**** Collected data

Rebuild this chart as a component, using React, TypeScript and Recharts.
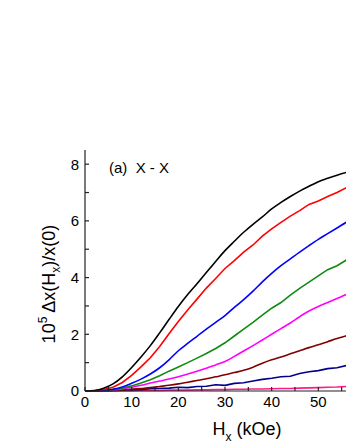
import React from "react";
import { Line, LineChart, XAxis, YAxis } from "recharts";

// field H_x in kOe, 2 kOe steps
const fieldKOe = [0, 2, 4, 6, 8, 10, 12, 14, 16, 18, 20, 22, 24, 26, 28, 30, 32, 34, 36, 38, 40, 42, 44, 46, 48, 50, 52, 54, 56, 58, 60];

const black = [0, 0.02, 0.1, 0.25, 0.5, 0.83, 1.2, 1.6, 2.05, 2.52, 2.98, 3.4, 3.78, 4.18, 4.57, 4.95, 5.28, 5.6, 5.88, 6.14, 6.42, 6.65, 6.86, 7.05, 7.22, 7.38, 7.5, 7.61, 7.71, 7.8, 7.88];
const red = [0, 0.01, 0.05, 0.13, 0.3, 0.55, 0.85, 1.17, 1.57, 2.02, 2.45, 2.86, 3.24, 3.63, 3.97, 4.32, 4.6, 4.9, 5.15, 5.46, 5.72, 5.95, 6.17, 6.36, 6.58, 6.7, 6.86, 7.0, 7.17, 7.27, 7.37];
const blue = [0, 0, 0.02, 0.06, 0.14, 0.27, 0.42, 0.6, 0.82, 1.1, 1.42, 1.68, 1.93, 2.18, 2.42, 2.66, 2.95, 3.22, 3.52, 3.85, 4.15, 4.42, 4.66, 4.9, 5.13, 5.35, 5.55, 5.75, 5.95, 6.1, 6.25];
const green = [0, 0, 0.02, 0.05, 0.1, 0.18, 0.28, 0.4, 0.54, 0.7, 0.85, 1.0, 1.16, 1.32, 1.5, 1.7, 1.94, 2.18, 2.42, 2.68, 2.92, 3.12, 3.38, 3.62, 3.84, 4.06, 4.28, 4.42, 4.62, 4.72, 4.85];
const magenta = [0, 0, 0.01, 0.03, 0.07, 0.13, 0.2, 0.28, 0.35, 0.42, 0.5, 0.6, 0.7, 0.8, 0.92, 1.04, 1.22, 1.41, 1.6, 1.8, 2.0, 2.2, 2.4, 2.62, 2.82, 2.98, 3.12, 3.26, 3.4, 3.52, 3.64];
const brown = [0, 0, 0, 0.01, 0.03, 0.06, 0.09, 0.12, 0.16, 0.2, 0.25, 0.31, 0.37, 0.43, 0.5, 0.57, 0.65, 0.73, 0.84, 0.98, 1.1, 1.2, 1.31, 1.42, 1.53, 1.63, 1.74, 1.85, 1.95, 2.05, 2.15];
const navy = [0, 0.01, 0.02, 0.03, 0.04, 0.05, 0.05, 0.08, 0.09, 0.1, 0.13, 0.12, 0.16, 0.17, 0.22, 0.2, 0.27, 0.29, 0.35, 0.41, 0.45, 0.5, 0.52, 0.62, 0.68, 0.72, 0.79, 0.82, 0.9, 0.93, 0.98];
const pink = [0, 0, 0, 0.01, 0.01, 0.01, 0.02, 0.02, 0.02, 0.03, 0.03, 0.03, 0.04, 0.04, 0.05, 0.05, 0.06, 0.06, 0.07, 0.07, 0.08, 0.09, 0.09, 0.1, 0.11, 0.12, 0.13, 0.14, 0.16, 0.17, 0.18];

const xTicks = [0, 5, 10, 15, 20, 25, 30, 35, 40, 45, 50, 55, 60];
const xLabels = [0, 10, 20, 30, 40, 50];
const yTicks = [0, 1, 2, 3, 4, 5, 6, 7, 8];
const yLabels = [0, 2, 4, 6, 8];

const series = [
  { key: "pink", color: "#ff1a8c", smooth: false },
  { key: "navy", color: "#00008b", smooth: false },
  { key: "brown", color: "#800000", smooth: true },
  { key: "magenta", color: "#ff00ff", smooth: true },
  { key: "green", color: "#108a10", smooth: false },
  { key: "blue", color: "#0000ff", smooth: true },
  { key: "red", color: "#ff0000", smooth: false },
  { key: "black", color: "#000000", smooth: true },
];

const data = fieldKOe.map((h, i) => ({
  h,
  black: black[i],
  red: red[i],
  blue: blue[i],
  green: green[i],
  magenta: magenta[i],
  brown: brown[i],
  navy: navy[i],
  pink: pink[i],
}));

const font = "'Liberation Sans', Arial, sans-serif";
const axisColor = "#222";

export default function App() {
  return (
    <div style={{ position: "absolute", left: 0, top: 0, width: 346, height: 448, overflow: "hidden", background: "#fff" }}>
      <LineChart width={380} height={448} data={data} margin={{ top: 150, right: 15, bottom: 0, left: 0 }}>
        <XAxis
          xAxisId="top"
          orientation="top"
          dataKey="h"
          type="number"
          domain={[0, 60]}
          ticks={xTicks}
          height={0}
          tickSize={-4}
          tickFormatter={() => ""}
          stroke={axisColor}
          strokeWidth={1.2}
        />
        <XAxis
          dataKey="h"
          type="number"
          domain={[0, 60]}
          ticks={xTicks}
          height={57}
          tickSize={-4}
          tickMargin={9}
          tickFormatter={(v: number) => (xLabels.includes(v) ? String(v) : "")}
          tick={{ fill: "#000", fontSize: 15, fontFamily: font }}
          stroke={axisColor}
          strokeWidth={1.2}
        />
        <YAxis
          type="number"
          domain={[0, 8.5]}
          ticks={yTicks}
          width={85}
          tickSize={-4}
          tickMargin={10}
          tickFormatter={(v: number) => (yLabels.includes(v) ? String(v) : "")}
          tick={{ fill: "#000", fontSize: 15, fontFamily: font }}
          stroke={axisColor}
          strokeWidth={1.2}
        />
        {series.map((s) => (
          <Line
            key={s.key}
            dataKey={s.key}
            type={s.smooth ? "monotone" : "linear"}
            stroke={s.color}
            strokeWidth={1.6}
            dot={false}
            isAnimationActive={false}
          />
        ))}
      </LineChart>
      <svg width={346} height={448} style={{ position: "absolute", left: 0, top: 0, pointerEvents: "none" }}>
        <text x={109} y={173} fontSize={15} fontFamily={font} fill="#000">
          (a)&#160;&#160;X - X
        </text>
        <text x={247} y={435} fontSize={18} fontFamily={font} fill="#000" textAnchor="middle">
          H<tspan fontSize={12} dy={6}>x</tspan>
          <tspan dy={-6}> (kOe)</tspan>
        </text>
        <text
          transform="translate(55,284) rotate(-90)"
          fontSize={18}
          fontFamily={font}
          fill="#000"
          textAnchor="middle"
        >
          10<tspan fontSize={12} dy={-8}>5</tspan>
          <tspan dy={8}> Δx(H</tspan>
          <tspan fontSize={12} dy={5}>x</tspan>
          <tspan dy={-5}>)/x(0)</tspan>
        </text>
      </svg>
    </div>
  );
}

********

■ Given exercise: Copy the data word for word. Pictures do not go in the copy.

■ Reply:
Rebuild this chart as a component, using React, TypeScript and Recharts.
import React from "react";
import { Line, LineChart, XAxis, YAxis } from "recharts";

// field H_x in kOe, 2 kOe steps
const fieldKOe = [0, 2, 4, 6, 8, 10, 12, 14, 16, 18, 20, 22, 24, 26, 28, 30, 32, 34, 36, 38, 40, 42, 44, 46, 48, 50, 52, 54, 56, 58, 60];

const black = [0, 0.02, 0.1, 0.25, 0.5, 0.83, 1.2, 1.6, 2.05, 2.52, 2.98, 3.4, 3.78, 4.18, 4.57, 4.95, 5.28, 5.6, 5.88, 6.14, 6.42, 6.65, 6.86, 7.05, 7.22, 7.38, 7.5, 7.61, 7.71, 7.8, 7.88];
const red = [0, 0.01, 0.05, 0.13, 0.3, 0.55, 0.85, 1.17, 1.57, 2.02, 2.45, 2.86, 3.24, 3.63, 3.97, 4.32, 4.6, 4.9, 5.15, 5.46, 5.72, 5.95, 6.17, 6.36, 6.58, 6.7, 6.86, 7.0, 7.17, 7.27, 7.37];
const blue = [0, 0, 0.02, 0.06, 0.14, 0.27, 0.42, 0.6, 0.82, 1.1, 1.42, 1.68, 1.93, 2.18, 2.42, 2.66, 2.95, 3.22, 3.52, 3.85, 4.15, 4.42, 4.66, 4.9, 5.13, 5.35, 5.55, 5.75, 5.95, 6.1, 6.25];
const green = [0, 0, 0.02, 0.05, 0.1, 0.18, 0.28, 0.4, 0.54, 0.7, 0.85, 1.0, 1.16, 1.32, 1.5, 1.7, 1.94, 2.18, 2.42, 2.68, 2.92, 3.12, 3.38, 3.62, 3.84, 4.06, 4.28, 4.42, 4.62, 4.72, 4.85];
const magenta = [0, 0, 0.01, 0.03, 0.07, 0.13, 0.2, 0.28, 0.35, 0.42, 0.5, 0.6, 0.7, 0.8, 0.92, 1.04, 1.22, 1.41, 1.6, 1.8, 2.0, 2.2, 2.4, 2.62, 2.82, 2.98, 3.12, 3.26, 3.4, 3.52, 3.64];
const brown = [0, 0, 0, 0.01, 0.03, 0.06, 0.09, 0.12, 0.16, 0.2, 0.25, 0.31, 0.37, 0.43, 0.5, 0.57, 0.65, 0.73, 0.84, 0.98, 1.1, 1.2, 1.31, 1.42, 1.53, 1.63, 1.74, 1.85, 1.95, 2.05, 2.15];
const navy = [0, 0.01, 0.02, 0.03, 0.04, 0.05, 0.05, 0.08, 0.09, 0.1, 0.13, 0.12, 0.16, 0.17, 0.22, 0.2, 0.27, 0.29, 0.35, 0.41, 0.45, 0.5, 0.52, 0.62, 0.68, 0.72, 0.79, 0.82, 0.9, 0.93, 0.98];
const pink = [0, 0, 0, 0.01, 0.01, 0.01, 0.02, 0.02, 0.02, 0.03, 0.03, 0.03, 0.04, 0.04, 0.05, 0.05, 0.06, 0.06, 0.07, 0.07, 0.08, 0.09, 0.09, 0.1, 0.11, 0.12, 0.13, 0.14, 0.16, 0.17, 0.18];

const xTicks = [0, 5, 10, 15, 20, 25, 30, 35, 40, 45, 50, 55, 60];
const xLabels = [0, 10, 20, 30, 40, 50];
const yTicks = [0, 1, 2, 3, 4, 5, 6, 7, 8];
const yLabels = [0, 2, 4, 6, 8];

const series = [
  { key: "pink", color: "#ff1a8c", smooth: false },
  { key: "navy", color: "#00008b", smooth: false },
  { key: "brown", color: "#800000", smooth: true },
  { key: "magenta", color: "#ff00ff", smooth: true },
  { key: "green", color: "#108a10", smooth: false },
  { key: "blue", color: "#0000ff", smooth: true },
  { key: "red", color: "#ff0000", smooth: false },
  { key: "black", color: "#000000", smooth: true },
];

const data = fieldKOe.map((h, i) => ({
  h,
  black: black[i],
  red: red[i],
  blue: blue[i],
  green: green[i],
  magenta: magenta[i],
  brown: brown[i],
  navy: navy[i],
  pink: pink[i],
}));

const font = "'Liberation Sans', Arial, sans-serif";
const axisColor = "#222";

export default function App() {
  return (
    <div style={{ position: "absolute", left: 0, top: 0, width: 346, height: 448, overflow: "hidden", background: "#fff" }}>
      <LineChart width={380} height={448} data={data} margin={{ top: 150, right: 15, bottom: 0, left: 0 }}>
        <XAxis
          xAxisId="top"
          orientation="top"
          dataKey="h"
          type="number"
          domain={[0, 60]}
          ticks={xTicks}
          height={0}
          tickSize={-4}
          tickFormatter={() => ""}
          stroke={axisColor}
          strokeWidth={1.2}
        />
        <XAxis
          dataKey="h"
          type="number"
          domain={[0, 60]}
          ticks={xTicks}
          height={57}
          tickSize={-4}
          tickMargin={9}
          tickFormatter={(v: number) => (xLabels.includes(v) ? String(v) : "")}
          tick={{ fill: "#000", fontSize: 15, fontFamily: font }}
          stroke={axisColor}
          strokeWidth={1.2}
        />
        <YAxis
          type="number"
          domain={[0, 8.5]}
          ticks={yTicks}
          width={85}
          tickSize={-4}
          tickMargin={10}
          tickFormatter={(v: number) => (yLabels.includes(v) ? String(v) : "")}
          tick={{ fill: "#000", fontSize: 15, fontFamily: font }}
          stroke={axisColor}
          strokeWidth={1.2}
        />
        {series.map((s) => (
          <Line
            key={s.key}
            dataKey={s.key}
            type={s.smooth ? "monotone" : "linear"}
            stroke={s.color}
            strokeWidth={1.6}
            dot={false}
            isAnimationActive={false}
          />
        ))}
      </LineChart>
      <svg width={346} height={448} style={{ position: "absolute", left: 0, top: 0, pointerEvents: "none" }}>
        <text x={109} y={173} fontSize={15} fontFamily={font} fill="#000">
          (a)&#160;&#160;X - X
        </text>
        <text x={247} y={435} fontSize={18} fontFamily={font} fill="#000" textAnchor="middle">
          H<tspan fontSize={12} dy={6}>x</tspan>
          <tspan dy={-6}> (kOe)</tspan>
        </text>
        <text
          transform="translate(55,284) rotate(-90)"
          fontSize={18}
          fontFamily={font}
          fill="#000"
          textAnchor="middle"
        >
          10<tspan fontSize={12} dy={-8}>5</tspan>
          <tspan dy={8}> Δx(H</tspan>
          <tspan fontSize={12} dy={5}>x</tspan>
          <tspan dy={-5}>)/x(0)</tspan>
        </text>
      </svg>
    </div>
  );
}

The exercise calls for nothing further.